César Arias

Personal information
- Full name: César Augusto Arias Moros
- Date of birth: 2 April 1988 (age 38)
- Place of birth: Barrancabermeja, Colombia
- Height: 1.75 m (5 ft 9 in)
- Positions: Striker; attacking midfielder;

Team information
- Current team: Alianza Petrolera

Youth career
- 2004–2005: Asociación Deportiva Belén

Senior career*
- Years: Team / Apps / (Gls)
- 2006–2008: → Alianza Petrolera (loan) / 48 / (12)
- 2009–2011: Cúcuta Deportivo / 87 / (11)
- 2011: Deportes Tolima / 7 / (0)
- 2012: Real Cartagena / 30 / (9)
- 2013–2017: Once Caldas / 69 / (6)
- 2013: → Daejeon Citizen (loan) / 14 / (6)
- 2017–: Alianza Petrolera / 68 / (24)

International career
- 2010: Colombia / 1 / (0)

= César Arias =

Colombian footballer (born 1988)

César Augusto Arias Moros (born 2 April 1988), known as César Arias, is a Colombian football striker who plays for Alianza Petrolera.

==Club career==
César Arias began his career with Asociación Deportiva Belén before joining Alianza Petrolera in 2006. Arias was slowly integrated into the first team with Alianza but by 2008 became an integral member of the squad, and was one of the top scorers for the club in the Copa Premier II de Fútbol de Ascenso.

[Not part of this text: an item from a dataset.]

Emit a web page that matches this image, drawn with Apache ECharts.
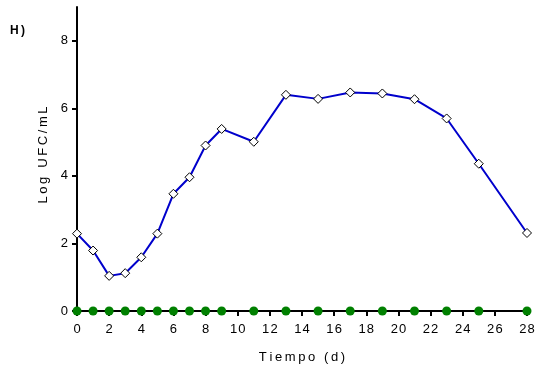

With Alianza Petrolera, Arias faced Cúcuta in a Copa Colombia 2008 match and impressed directors of Cúcuta who promptly signed him. He made his debut for Cúcuta during the 2009 season. In his first season with Cúcuta he appeared in 36 league matches and scored 6 goals, playing primarily as an attacking midfielder.

==International career==
After impressing with Cúcuta Arias was called up by Colombia in August 2010. He made his international debut for Colombia on 11 August 2010, in a 1–1 draw with Bolivia played at La Paz.